— Start of Data —

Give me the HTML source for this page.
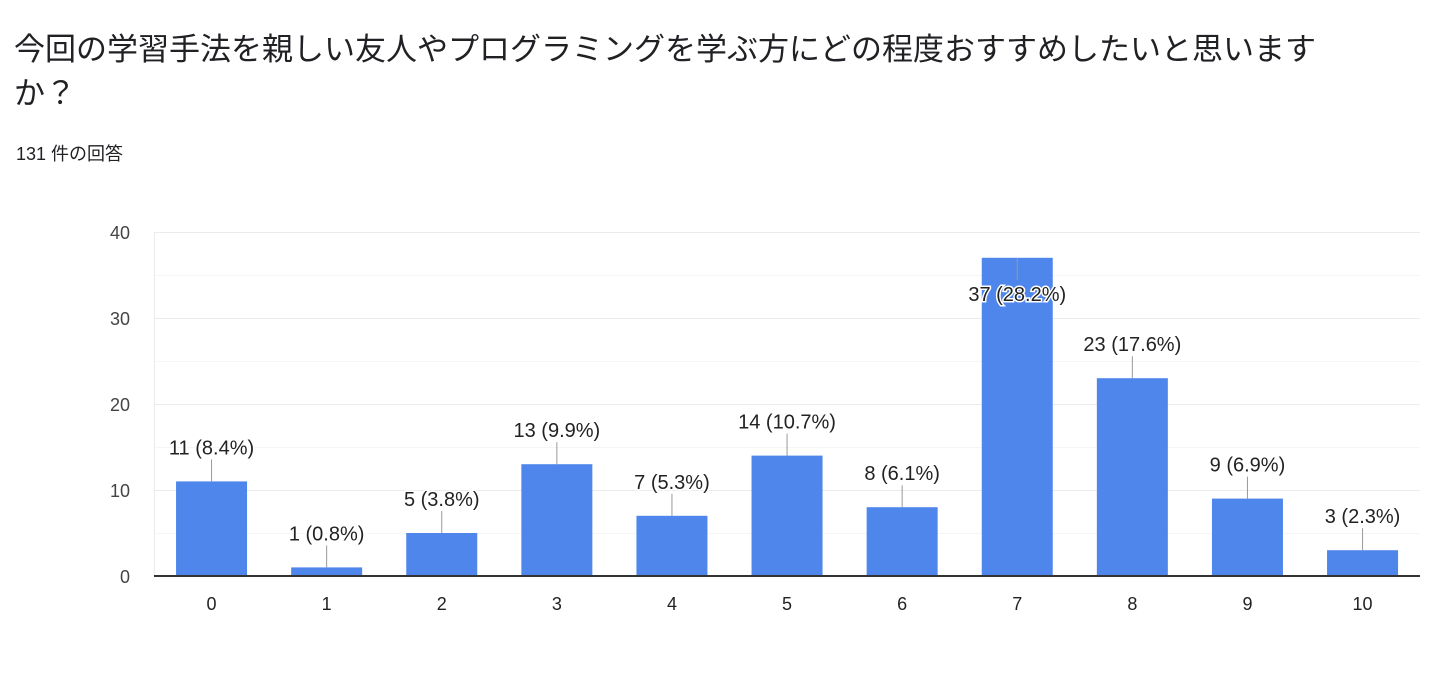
<!DOCTYPE html>
<html><head><meta charset="utf-8"><style>
body{margin:0;background:#fff;width:1440px;height:685px;overflow:hidden;font-family:"Liberation Sans","Noto Sans CJK JP",sans-serif;color:#202124}
.t{position:absolute;left:14px;top:28px;font-size:31px;line-height:44px;width:1330px}
.s{position:absolute;left:16px;top:140px;font-size:18px}
svg{position:absolute;left:0;top:0}
</style></head><body>
<div class="t">今回の学習手法を親しい友人やプログラミングを学ぶ方にどの程度おすすめしたいと思いますか？</div>
<div class="s">131 件の回答</div>
<svg width="1440" height="685" font-family="Liberation Sans, sans-serif">
<g stroke="#ebebeb" stroke-width="1">
<line x1="154" x2="1420" y1="232.5" y2="232.5"/><line x1="154" x2="1420" y1="318.5" y2="318.5"/>
<line x1="154" x2="1420" y1="404.5" y2="404.5"/><line x1="154" x2="1420" y1="490.5" y2="490.5"/>
</g>
<g stroke="#f5f5f5" stroke-width="1">
<line x1="154" x2="1420" y1="275.5" y2="275.5"/><line x1="154" x2="1420" y1="361.5" y2="361.5"/>
<line x1="154" x2="1420" y1="447.5" y2="447.5"/><line x1="154" x2="1420" y1="533.5" y2="533.5"/>
</g>
<line x1="154.5" x2="154.5" y1="232" y2="576" stroke="#ebebeb"/>
<g font-size="18" fill="#444" text-anchor="end">
<text x="130" y="239">40</text><text x="130" y="325">30</text><text x="130" y="411">20</text><text x="130" y="497">10</text><text x="130" y="583">0</text>
</g>
<g id="bars"></g>
<line x1="154" x2="1420" y1="576" y2="576" stroke="#333" stroke-width="2"/>
</svg>
<script>
(function(){
var v=[11,1,5,13,7,14,8,37,23,9,3],p=["8.4","0.8","3.8","9.9","5.3","10.7","6.1","28.2","17.6","6.9","2.3"];
var g=document.getElementById('bars'),h='';
for(var i=0;i<11;i++){var cx=154+115.1*(i+0.5),bt=576-8.6*v[i];
h+='<rect x="'+(cx-35.5)+'" y="'+bt+'" width="71" height="'+(576-bt)+'" fill="#4f86ec"/>';
var ly=bt-34,lt=bt-22;if(i==7){ly=294;lt=280;}
h+='<line x1="'+cx+'" x2="'+cx+'" y1="'+bt+'" y2="'+lt+'" stroke="#999"/>';
h+='<text x="'+cx+'" y="'+(ly+7)+'" font-size="20" text-anchor="middle" fill="#222" stroke="#fff" stroke-width="3" paint-order="stroke">'+v[i]+' ('+p[i]+'%)</text>';
h+='<text x="'+cx+'" y="610" font-size="18" text-anchor="middle" fill="#222">'+i+'</text>';}
g.innerHTML=h;
})();
</script>
</body></html>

— End of Data —

_Your objective_. Please write out all of the material above without changing a word, and omit any pictures.

_Written solution_.
Give me the HTML source for this page.
<!DOCTYPE html>
<html><head><meta charset="utf-8"><style>
body{margin:0;background:#fff;width:1440px;height:685px;overflow:hidden;font-family:"Liberation Sans","Noto Sans CJK JP",sans-serif;color:#202124}
.t{position:absolute;left:14px;top:28px;font-size:31px;line-height:44px;width:1330px}
.s{position:absolute;left:16px;top:140px;font-size:18px}
svg{position:absolute;left:0;top:0}
</style></head><body>
<div class="t">今回の学習手法を親しい友人やプログラミングを学ぶ方にどの程度おすすめしたいと思いますか？</div>
<div class="s">131 件の回答</div>
<svg width="1440" height="685" font-family="Liberation Sans, sans-serif">
<g stroke="#ebebeb" stroke-width="1">
<line x1="154" x2="1420" y1="232.5" y2="232.5"/><line x1="154" x2="1420" y1="318.5" y2="318.5"/>
<line x1="154" x2="1420" y1="404.5" y2="404.5"/><line x1="154" x2="1420" y1="490.5" y2="490.5"/>
</g>
<g stroke="#f5f5f5" stroke-width="1">
<line x1="154" x2="1420" y1="275.5" y2="275.5"/><line x1="154" x2="1420" y1="361.5" y2="361.5"/>
<line x1="154" x2="1420" y1="447.5" y2="447.5"/><line x1="154" x2="1420" y1="533.5" y2="533.5"/>
</g>
<line x1="154.5" x2="154.5" y1="232" y2="576" stroke="#ebebeb"/>
<g font-size="18" fill="#444" text-anchor="end">
<text x="130" y="239">40</text><text x="130" y="325">30</text><text x="130" y="411">20</text><text x="130" y="497">10</text><text x="130" y="583">0</text>
</g>
<g id="bars"></g>
<line x1="154" x2="1420" y1="576" y2="576" stroke="#333" stroke-width="2"/>
</svg>
<script>
(function(){
var v=[11,1,5,13,7,14,8,37,23,9,3],p=["8.4","0.8","3.8","9.9","5.3","10.7","6.1","28.2","17.6","6.9","2.3"];
var g=document.getElementById('bars'),h='';
for(var i=0;i<11;i++){var cx=154+115.1*(i+0.5),bt=576-8.6*v[i];
h+='<rect x="'+(cx-35.5)+'" y="'+bt+'" width="71" height="'+(576-bt)+'" fill="#4f86ec"/>';
var ly=bt-34,lt=bt-22;if(i==7){ly=294;lt=280;}
h+='<line x1="'+cx+'" x2="'+cx+'" y1="'+bt+'" y2="'+lt+'" stroke="#999"/>';
h+='<text x="'+cx+'" y="'+(ly+7)+'" font-size="20" text-anchor="middle" fill="#222" stroke="#fff" stroke-width="3" paint-order="stroke">'+v[i]+' ('+p[i]+'%)</text>';
h+='<text x="'+cx+'" y="610" font-size="18" text-anchor="middle" fill="#222">'+i+'</text>';}
g.innerHTML=h;
})();
</script>
</body></html>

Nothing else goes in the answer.